An Interview with Sharon Jepson
By Kera Jewett, Interim Director of Development
What attracts you to new work?
I love that playwriting is alive and continues to evolve. While there are certainly plays that stand the test of time and continue to speak to us as audience members, there is something important in connecting with today’s challenges. I feel any given playwright is almost certainly drawing from personal experience, either literally or abstractly, so their work is a window into how they view our world today and how people react emotionally to our current world setting.
Do you have a favorite type of play or playwright?

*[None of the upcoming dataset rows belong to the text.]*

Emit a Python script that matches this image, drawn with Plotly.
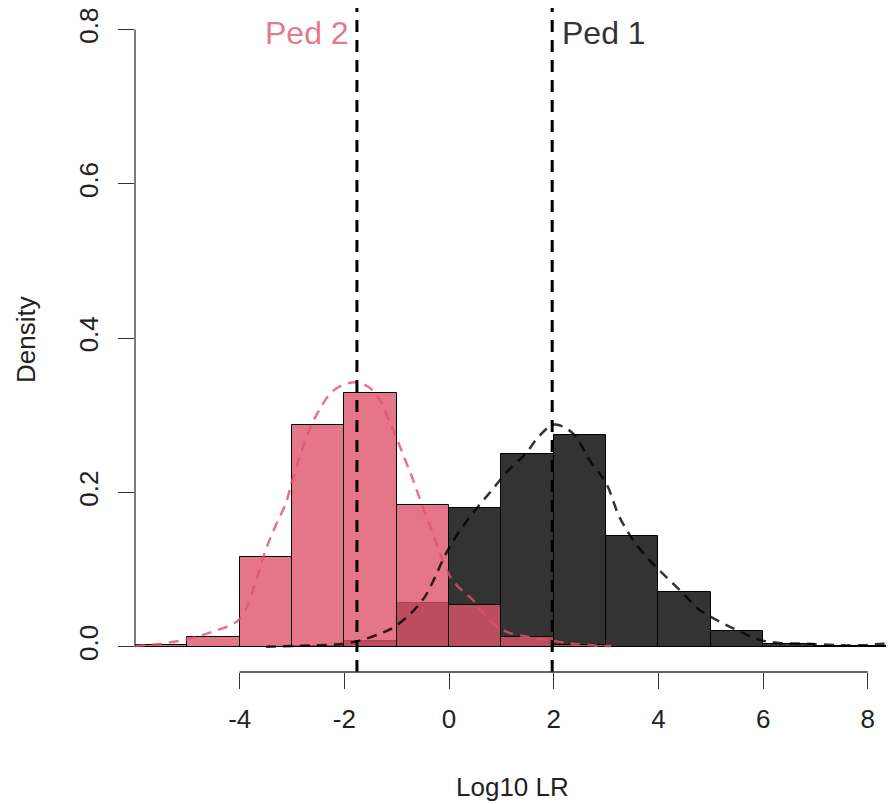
import plotly.graph_objects as go

# ---- data ----
bin_left = [-6, -5, -4, -3, -2, -1, 0, 1, 2, 3, 4, 5, 6, 7, 8]
ped1_density = [0.0, 0.0, 0.0, 0.001, 0.007, 0.057, 0.180, 0.250, 0.274, 0.143, 0.0705, 0.0203, 0.003, 0.001, 0.001]
ped2_density = [0.002, 0.013, 0.116, 0.287, 0.3285, 0.184, 0.0545, 0.0126, 0.0017, 0.0, 0.0, 0.0, 0.0, 0.0, 0.0]

ped2_kde_x = [-6.0, -5.5, -5.0, -4.5, -4.0, -3.7, -3.5, -3.32, -3.12, -2.99, -2.83, -2.67, -2.48,
              -2.23, -1.91, -1.66, -1.41, -1.10, -0.84, -0.69, -0.53, -0.34, -0.15, 0.04, 0.23,
              0.45, 0.76, 1.08, 1.53, 2.04, 2.49, 3.0, 3.1]
ped2_kde_y = [0.001, 0.004, 0.010, 0.020, 0.036, 0.083, 0.126, 0.156, 0.186, 0.217, 0.251, 0.281, 0.307,
              0.331, 0.342, 0.341, 0.329, 0.286, 0.2425, 0.217, 0.186, 0.152, 0.117, 0.089, 0.074,
              0.061, 0.035, 0.020, 0.0126, 0.007, 0.003, 0.001, 0.001]

ped1_kde_x = [-3.5, -3.0, -2.5, -2.0, -1.66, -1.28, -1.04, -0.72, -0.46, -0.27, -0.08, 0.19, 0.51,
              0.83, 1.08, 1.47, 1.72, 2.01, 2.36, 2.68, 3.0, 3.25, 3.51, 3.82, 4.14, 4.46, 4.78,
              5.16, 5.55, 5.93, 6.31, 6.82, 7.46, 7.9, 8.29, 8.5]
ped1_kde_y = [0.000, 0.001, 0.002, 0.004, 0.009, 0.018, 0.026, 0.044, 0.065, 0.090, 0.118, 0.149, 0.178,
              0.204, 0.225, 0.251, 0.273, 0.288, 0.277, 0.2425, 0.212, 0.169, 0.139, 0.113, 0.091, 0.070, 0.048,
              0.033, 0.020, 0.009, 0.005, 0.004, 0.002, 0.002, 0.004, 0.003]

ped_names = ["Ped 1", "Ped 2"]
ped_medians = [1.97, -1.76]

x_ticks = [-4, -2, 0, 2, 4, 6, 8]
y_ticks = [0.0, 0.2, 0.4, 0.6, 0.8]

# ---- styles ----
PINK = "rgba(223,83,107,0.8)"
DARK = "rgba(0,0,0,0.8)"
FONT = "Liberation Sans, Arial, sans-serif"
TXT = "#222222"
# the page body adds an 8px offset, so the figure is 8px smaller than the window
W, H = 886, 796
ML, MR, MT, MB = 127, 0, 0, 132

bin_centers = [b + 0.5 for b in bin_left]

fig = go.Figure()
fig.add_trace(go.Bar(x=bin_centers, y=ped1_density, width=1, marker=dict(color=DARK, line=dict(color="black", width=1)),
                     showlegend=False))
fig.add_trace(go.Bar(x=bin_centers, y=ped2_density, width=1, marker=dict(color=PINK, line=dict(color="black", width=1)),
                     showlegend=False))
fig.add_trace(go.Scatter(x=ped2_kde_x, y=ped2_kde_y, mode="lines", line=dict(color=PINK, width=2.5, dash="10px,7px", shape="spline"),
                         showlegend=False))
fig.add_trace(go.Scatter(x=ped1_kde_x, y=ped1_kde_y, mode="lines", line=dict(color=DARK, width=2.5, dash="10px,7px", shape="spline"),
                         showlegend=False))

shapes = []
for m in ped_medians:
    shapes.append(dict(type="line", xref="x", yref="paper", x0=m, x1=m, y0=0, y1=1,
                       line=dict(color="black", width=3, dash="12px,8px")))
# R-style detached axis lines
shapes.append(dict(type="line", xref="x", yref="paper", x0=x_ticks[0], x1=x_ticks[-1], y0=0, y1=0,
                   line=dict(color="#333333", width=1.3)))
shapes.append(dict(type="line", xref="paper", yref="y", x0=0, x1=0, y0=y_ticks[0], y1=y_ticks[-1],
                   line=dict(color="#333333", width=1.3)))

pw, ph = W - ML - MR, H - MT - MB
annotations = [
    dict(x=ped_medians[1], y=0.8, xref="x", yref="y", text=ped_names[1], showarrow=False,
         xanchor="right", yanchor="middle", xshift=-6, yshift=-3, font=dict(family=FONT, size=32, color=PINK)),
    dict(x=ped_medians[0], y=0.8, xref="x", yref="y", text=ped_names[0], showarrow=False,
         xanchor="left", yanchor="middle", xshift=8, yshift=-3, font=dict(family=FONT, size=32, color="#333333")),
    dict(x=(504 - ML) / pw, y=-(779 - (H - MB)) / ph, xref="paper", yref="paper", text="Log10 LR", showarrow=False,
         xanchor="center", yanchor="middle", font=dict(family=FONT, size=26, color=TXT)),
    dict(x=(18 - ML) / pw, y=0.5, xref="paper", yref="paper", text="Density", showarrow=False, textangle=-90,
         xanchor="center", yanchor="middle", font=dict(family=FONT, size=26, color=TXT)),
]

fig.update_layout(
    width=W, height=H,
    margin=dict(l=ML, r=MR, t=MT, b=MB, autoexpand=False),
    paper_bgcolor="white", plot_bgcolor="white",
    barmode="overlay", bargap=0,
    shapes=shapes, annotations=annotations,
    xaxis=dict(range=[-6, 8.5], tickmode="array", tickvals=x_ticks, ticktext=[str(v) for v in x_ticks],
               ticks="outside", ticklen=16, tickwidth=1.3, tickcolor="#333333", showline=False, showgrid=False,
               zeroline=False, automargin=False, tickfont=dict(family=FONT, size=26, color=TXT), ticklabelstandoff=8,
               ticklabeloverflow="allow"),
    yaxis=dict(range=[-0.0327, 0.828], tickmode="array", tickvals=y_ticks, ticktext=[f"{v:.1f}" for v in y_ticks],
               ticks="outside", ticklen=16, tickwidth=1.3, tickcolor="#333333", showline=False, showgrid=False,
               zeroline=False, automargin=False, tickangle=-90, tickfont=dict(family=FONT, size=26, color=TXT),
               ticklabelstandoff=10, ticklabeloverflow="allow"),
)

fig.write_html("out.html")
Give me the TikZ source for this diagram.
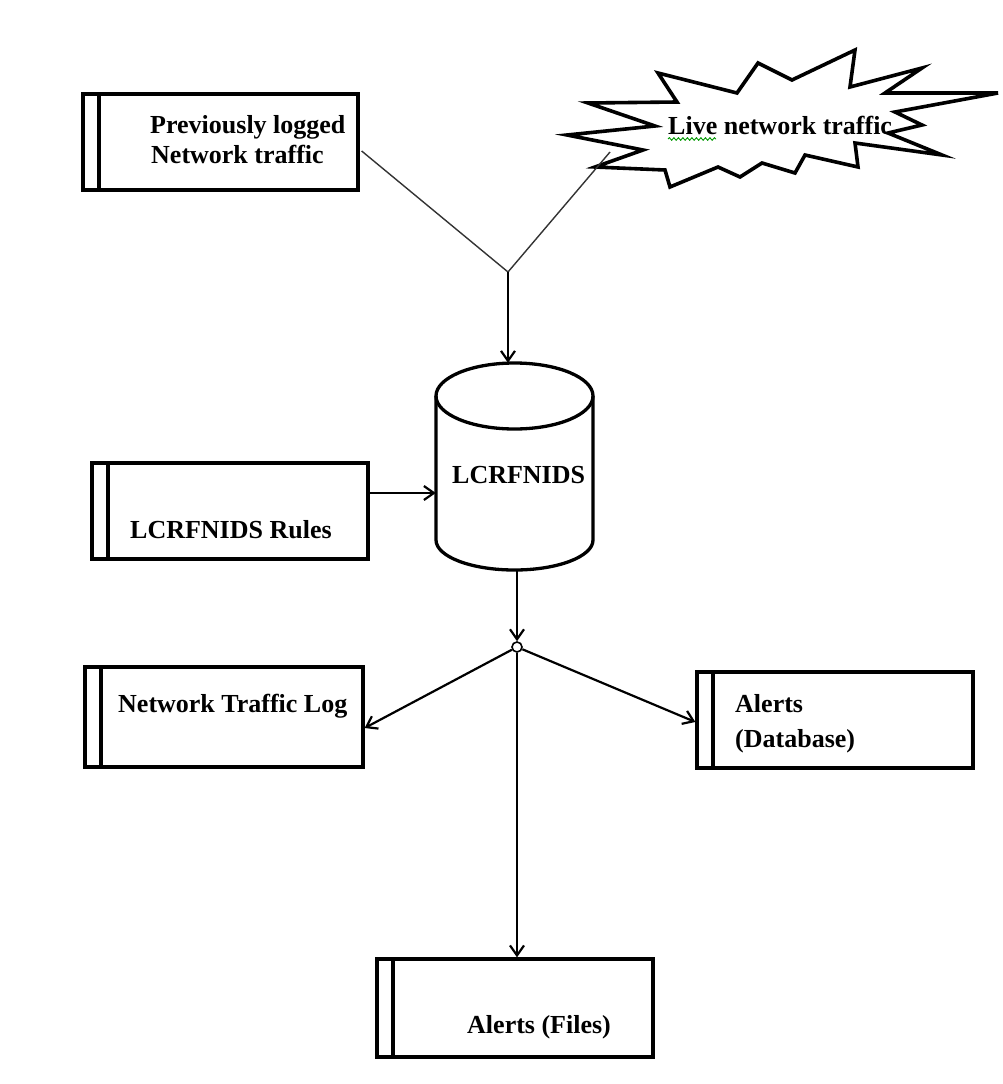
\documentclass[tikz,border=0pt]{standalone}
\usepackage{fontspec}
\setmainfont{Liberation Serif}
\usetikzlibrary{arrows.meta,calc,decorations.pathmorphing}
\begin{document}
\begin{tikzpicture}[x=1pt,y=-1pt,
  store/.style n args={2}{rectangle, draw, line width=3.3pt, inner sep=0pt,
    minimum width=#1pt, minimum height=#2pt,
    path picture={\draw[line width=3.3pt]
      ([xshift=16pt]path picture bounding box.north west) --
      ([xshift=16pt]path picture bounding box.south west);}},
  txt/.style={font=\bfseries\fontsize{26}{30}\selectfont, inner sep=0pt, anchor=base west},
  conn/.style={line width=2.2pt, -{Straight Barb[length=10pt,width=14pt]}},
  feed/.style={line width=1.4pt, black!80}]
\useasboundingbox (0,0) rectangle (1003,1084);

% data stores
\node[store={275}{96}] (prev) at (220.5,142) {};
\node[store={276}{96}] (rules) at (230,511) {};
\node[store={278}{100}] (log) at (224,717) {};
\node[store={276}{96}] (db) at (835,720) {};
\node[store={276}{98}] (files) at (515,1008) {};

% live traffic burst
\draw[line width=3.6pt, line join=miter, fill=white]
  (567,135) -- (655,126) -- (588,103) -- (677,102) -- (658,73) -- (737,93) --
  (758,63) -- (792,80) -- (855,50) -- (850,87) -- (922,68) -- (885,93) --
  (998,93) -- (895,112) -- (922,125) -- (888,133) -- (942,155) -- (855,143) --
  (858,167) -- (805,155) -- (795,173) -- (762,163) -- (740,177) -- (718,167) --
  (670,187) -- (665,170) -- (595,167) -- (643,150) -- cycle;
\coordinate (burst) at (610,152);

% IDS engine (cylinder)
\node[rectangle, inner sep=0pt, minimum width=157pt, minimum height=207pt] (ids) at (514.5,466.5) {};
\draw[line width=3.3pt]
  (436,396) -- (436,540) arc[start angle=180, end angle=0, x radius=78.5, y radius=30]
  -- (593,396) arc[start angle=0, end angle=-180, x radius=78.5, y radius=33] -- cycle;
\draw[line width=3.3pt] (436,396) arc[start angle=180, end angle=0, x radius=78.5, y radius=33];

% labels
\node[txt] (prevA) at (150,133) {Previously logged};
\node[txt] (prevB) at (151,163) {Network traffic};
\node[txt] (liveT) at (668,134) {Live network traffic};
\draw[green!60!black, line width=0.9pt, decorate,
  decoration={snake, amplitude=1.3pt, segment length=4.5pt}] (668,139) -- (716,139);
\node[txt] (idsT) at (452,483) {LCRFNIDS};
\node[txt] (rulesT) at (130,538) {LCRFNIDS Rules};
\node[txt] (logT) at (118,712) {Network Traffic Log};
\node[txt] (dbA) at (735,712) {Alerts};
\node[txt] (dbB) at (735,747) {(Database)};
\node[txt] (filesT) at (467,1033) {Alerts (Files)};

% inputs merging into the engine
\coordinate (j1) at (508,272);
\draw[feed] ($(prev.east)+(2,9)$) -- (j1);
\draw[feed] (burst) -- (j1);
\draw[conn] (j1) -- (j1 |- ids.north);
\draw[conn] ($(rules.east)+(0,-18)$) coordinate (r1) -- (r1 -| ids.west);

% outputs
\node[circle, draw, fill=white, line width=1.6pt, minimum size=10pt, inner sep=0pt] (hub) at (517,647) {};
\draw[conn] (hub |- ids.south) -- (hub);
\draw[conn] (hub) -- ($(log.east)+(0,11)$);
\draw[conn] (hub) -- ($(db.west)+(0,2)$);
\draw[conn] (hub) -- (hub |- files.north);
\end{tikzpicture}
\end{document}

Not specifically. I like plays that speak to me, but it is important to note that I also appreciate the plays that don’t speak to me because I know they are speaking to someone else. That is just as valuable in my eyes, so I am glad those plays also have a voice.
What is your favorite part of seeing a new play at Hartford Stage?
The whole production! When you see a world premiere at Hartford Stage you know it has been fully realized. It is easier as the audience member to decide whether you like the content of the play because the production elements supporting the words—the costumes, the lighting, the first-rate acting—are always superb. I never walk away wishing Hartford Stage had committed more of itself to the play. Having no distractions helps me focus on what the play itself is saying and how it is relevant to me.
What should other people know about new work at Hartford Stage?
It is available to us! As an audience member, you are taking part about a communal dialogue in what is happening in our community today. Often, Hartford Stage will ask for feedback from audience members, so you are actively participating in the new play process. Even if I don’t choose to outwardly express my opinion, I feel my voice is heard when I choose to be a part of a new play’s audience, that I am actively supporting the culture we are going to leave behind for tomorrow.
Speaking of tomorrow, what should Hartford Stage focus on in regard to new work in the future?
I am so excited about the Write On program in the Education Department, which links a commissioned Hartford Stage playwright to high school students interested in the field. I hope this program continues well into the future because it’s impacting our future. Write On provides first steps to our next playwrights whose voices will be speaking to us tomorrow. I love that young people get the choice to be involved in new work, since so much of it has the opportunity to speak to their generation regarding the issues that matter to them but might not have a platform to be openly expressed. We are cultivating the next generation of voices contributing their own new thoughts and ideas.
Sharon and her husband, David Jepson, are donors and subscribers, and recently made a generous pledge to the final renovations of our 50 Church Street theatre.